Vou para Casa,
de Manoel de Oliveira


Vou para casa, Portugal/França, 2001

Que risco corre o pobre crítico ao tentar dar conta deste filme de Manoel de Oliveira no afã da urgência do dia a dia de uma Mostra de Cinema, precisando cobrir uma enormidade de exibições, uma quantidade de filmes e tendências, de acontecimentos? Quais são as chances de ser parcial, de não fazer jus ao que se viu, de não se poder ir a fundo no que o filme nos apresenta? Totais. É, realmente, um fato dado previamente: não se pode dar conta de um filme como este, talvez não se possa nunca. O cinema supera a crítica, ainda bem.

Porém, o que há de mais interessante neste filme é que justamente o que desconcerta nele é a simplicidade. Pois o que fascina não é uma amálgama de citações, de referências, de objetivos, de utilização deslumbrante da técnica, ou desconcertante da narrativa e sua estrutura. Pelo contrário, o que maravilha neste novo trabalho do mais jovem diretor de 93 anos da história do cinema é o abraço carinhoso ao que há de mais básico no cinema: uma história, um personagem, um ator. Pronto. Aí está a magia que só os grandes possuem, de nos reensinar a olhar ao mesmo que sempre vemos, mas de vê-lo de outro jeito.

Claro que dizer isso é dizer pouco. É não citar a genialidade no uso do som fora de quadro, no jogo dos olhares que ultrapassam os limites do filmado. É não falar dos enquadramentos que sempre fogem ao esperado, que flagram um monólogo pela nuca do ator, que nos deixam minutos a fio a observar um sapato, talvez o sapato mais dramático da História do cinema. É não falar do trabalho de atores como John Malkovich, Leonor Silveira, mas acima de todos, Michel Piccoli (num filme que é todo dele). É não falar do fascínio de Oliveira pelo teatro, que transparece aqui numa utilização dramática perfeita do texto teatral em uníssono com o cinema. E é preciso que se fale disso tudo, disso e muito mais.

Mas, se fôssemos aprender com o mestre a lição de contenção, de nos atermos ao que é essencial, falaríamos somente da construção sutilíssima de um universo em desencontro. De um retrato da perda de controle da vida, do dia a dia. Da tentativa de simular que tudo vai bem, quando é óbvio que a vida saiu dos eixos. Do estado de teatro da vida nossa de cada dia, e dos limites que esta e qualquer outra atuação possui, de quando fingir e ser um outro não mais dá conta da realidade. De como só os olhos infantis conseguem ler isso com a clareza que nós não mais possuímos.

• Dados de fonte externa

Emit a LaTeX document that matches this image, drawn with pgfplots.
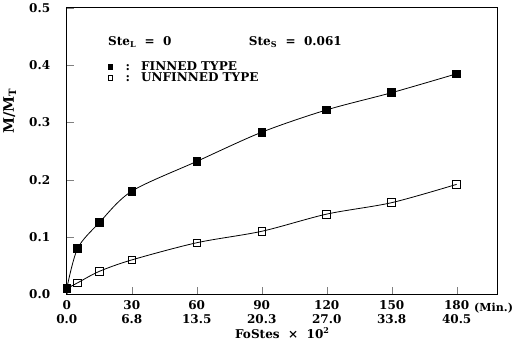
\documentclass[border=0pt]{standalone}
\usepackage{pgfplots}
\pgfplotsset{compat=1.18}
\usepackage{fontspec}
\setmainfont{DejaVu Serif}
\begin{document}
\begin{tikzpicture}
\begin{axis}[
  scale only axis, width=429pt, height=285pt,
  xmin=0, xmax=199, ymin=0, ymax=0.5,
  axis line style={line width=0.9pt},
  tick pos=left, tick align=inside,
  xtick={0,30,60,90,120,150,180},
  xticklabels={0\\0.0, 30\\6.8, 60\\13.5, 90\\20.3, 120\\27.0, 150\\33.8, 180\\40.5},
  xticklabel style={align=center, font=\bfseries\large, yshift=-3pt},
  ytick={0,0.1,0.2,0.3,0.4,0.5},
  yticklabel style={font=\bfseries\large, xshift=-13pt, /pgf/number format/fixed, /pgf/number format/fixed zerofill, /pgf/number format/precision=1},
  /pgf/number format/assume math mode=true,
  major tick length=7pt,
  xlabel={\bfseries\large FoStes\ \ ×\ \ 10\textsuperscript{2}},
  xlabel style={yshift=3pt},
  ylabel={\bfseries\Large M/M\textsubscript{T}},
  ylabel style={at={(ticklabel cs:0.64)}, yshift=6pt},
  legend style={draw=none, fill=none, at={(axis cs:19,0.405)}, anchor=north west, font=\bfseries\large, row sep=2pt, legend cell align=left, inner sep=0pt, nodes={inner sep=0pt, text height=8pt, text depth=1pt}},
  legend image code/.code={\draw[#1, mark size=2.2pt] plot coordinates {(2.2pt,0)};},
  clip=false,
]
\addplot[black, thick, smooth, mark=square*, mark size=3.8pt, mark options={solid}] coordinates {
(0,0.010) (5,0.080) (15,0.125) (30,0.180) (60,0.232) (90,0.283) (120,0.322) (150,0.352) (180,0.385)};
\addlegendentry{\hspace{13pt}:\hspace{11pt}FINNED TYPE}
\addplot[black, thick, smooth, mark=square, mark size=3.8pt, mark options={solid, fill=white}] coordinates {
(0,0.010) (5,0.020) (15,0.040) (30,0.060) (60,0.090) (90,0.110) (120,0.140) (150,0.160) (180,0.192)};
\addlegendentry{\hspace{13pt}:\hspace{11pt}UNFINNED TYPE}
\node[anchor=west, font=\bfseries\large, inner sep=0pt] at (axis cs:19,0.44) {Ste\textsubscript{L}\ \ =\ \ 0};
\node[anchor=west, font=\bfseries\large, inner sep=0pt] at (axis cs:84,0.44) {Ste\textsubscript{S}\ \ =\ \ 0.061};
\node[anchor=west, font=\bfseries\fontsize{11}{13}\selectfont, inner sep=0pt] at (axis cs:188,-0.025) {(Min.)};
\end{axis}
\path ([xshift=-66pt]current axis.south west) -- ([xshift=-66pt]current axis.north west);
\end{tikzpicture}
\end{document}
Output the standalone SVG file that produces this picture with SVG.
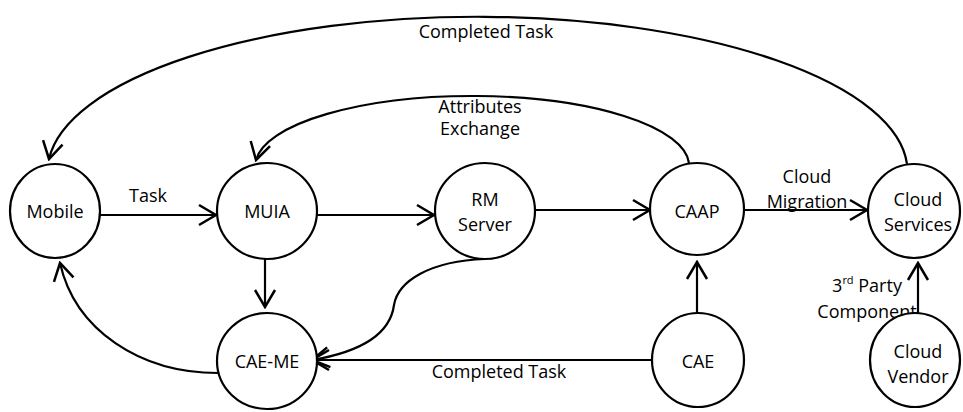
<svg xmlns="http://www.w3.org/2000/svg" width="963" height="412" viewBox="0 0 963 412">
<style>
.node ellipse{fill:#fff;stroke:#000;stroke-width:2.2}
text{font-family:"Open Sans","Liberation Sans",sans-serif;font-size:18px;fill:#000;text-anchor:middle}
.edge{fill:none;stroke:#000;stroke-width:2.2;marker-end:url(#arr)}
</style>
<defs>
<marker id="arr" viewBox="-20 -12 22 24" markerWidth="22" markerHeight="24" refX="0" refY="0" orient="auto" markerUnits="userSpaceOnUse">
<path d="M-17,-10 L0,0 L-17,10" fill="none" stroke="#000" stroke-width="2.5"/>
</marker>
</defs>
<rect width="963" height="412" fill="#fff"/>
<g id="connectors">
<path class="edge" d="M907,164 A430,155 0 0 0 49,159"/>
<path class="edge" d="M689,163 A217,70 0 0 0 256,160"/>
<path class="edge" d="M100,215 L216,215"/>
<path class="edge" d="M317,215 L434,215"/>
<path class="edge" d="M535,210 L650,210"/>
<path class="edge" d="M744,210 L867,210"/>
<path class="edge" d="M265,259 L265,307"/>
<path class="edge" d="M218,373 C140,373 75,330 60,263"/>
<path class="edge" d="M485,259 C430,261 398,281 394,305 C390,335 360,352 312,360"/>
<path class="edge" d="M652,360 L312,360"/>
<path class="edge" d="M697,313 L697,262"/>
<path class="edge" d="M918,313 L918,263"/>
<text x="486" y="38">Completed Task</text>
<text x="480" y="113">Attributes</text>
<text x="480" y="135">Exchange</text>
<text x="148" y="202">Task</text>
<text x="807" y="183">Cloud</text>
<text x="807" y="208">Migration</text>
<text x="499" y="378">Completed Task</text>
<text x="867" y="292">3<tspan font-size="11" dy="-8">rd</tspan><tspan dy="8"> Party</tspan></text>
<text x="867" y="318">Component</text>
</g>
<g id="mobile" class="node"><ellipse cx="55" cy="211" rx="45" ry="47"/><text x="55" y="218">Mobile</text></g>
<g id="muia" class="node"><ellipse cx="267" cy="211" rx="50" ry="48"/><text x="267" y="218">MUIA</text></g>
<g id="rmserver" class="node"><ellipse cx="485" cy="211" rx="50" ry="48"/><text x="485" y="206">RM</text><text x="485" y="231">Server</text></g>
<g id="caap" class="node"><ellipse cx="697" cy="209" rx="47" ry="46"/><text x="697" y="218">CAAP</text></g>
<g id="cloudservices" class="node"><ellipse cx="914" cy="211" rx="46" ry="47"/><text x="918" y="206">Cloud</text><text x="918" y="231">Services</text></g>
<g id="caeme" class="node"><ellipse cx="267" cy="361" rx="50" ry="48"/><text x="267" y="368">CAE-ME</text></g>
<g id="cae" class="node"><ellipse cx="698" cy="360" rx="46" ry="47"/><text x="698" y="368">CAE</text></g>
<g id="cloudvendor" class="node"><ellipse cx="915" cy="360" rx="45" ry="47"/><text x="918" y="358">Cloud</text><text x="918" y="383">Vendor</text></g>
</svg>
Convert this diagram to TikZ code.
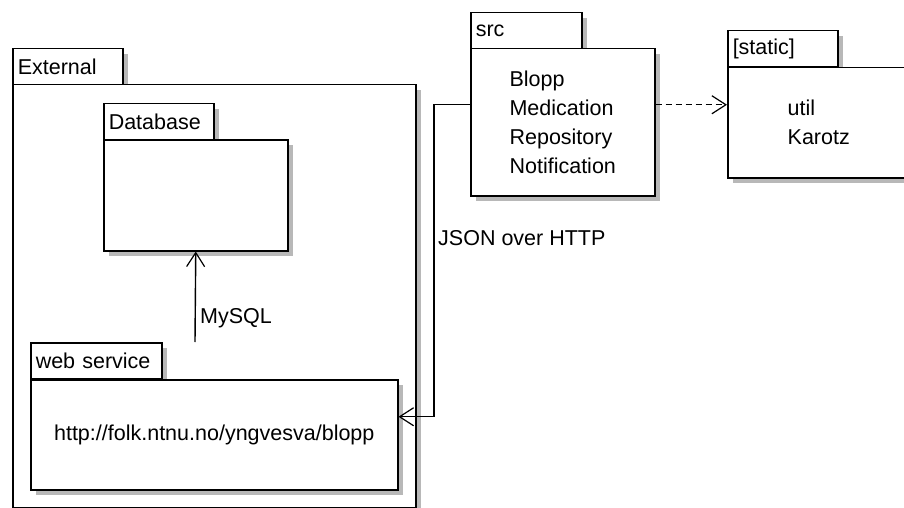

Pois é isso, principalmente, que faz Vou para Casa a enormidade de filme que é. De tratar do que é mais humano pela via da recriação. De nos mostrar como um balé de câmera e atores entrando e saindo de um café parisiense pode ser um retrato sublime da vida e sua maravilhosa capacidade de nos escapar ao controle. Simples e profundo, como só os mais sábios podem ser. Revitalizando o cinema com o que ele possui de mais antigo, o mestre das contradições, o garoto de 93 anos, desafia mais uma vez os críticos a eles também reconhecerem seus limites, e irem para casa.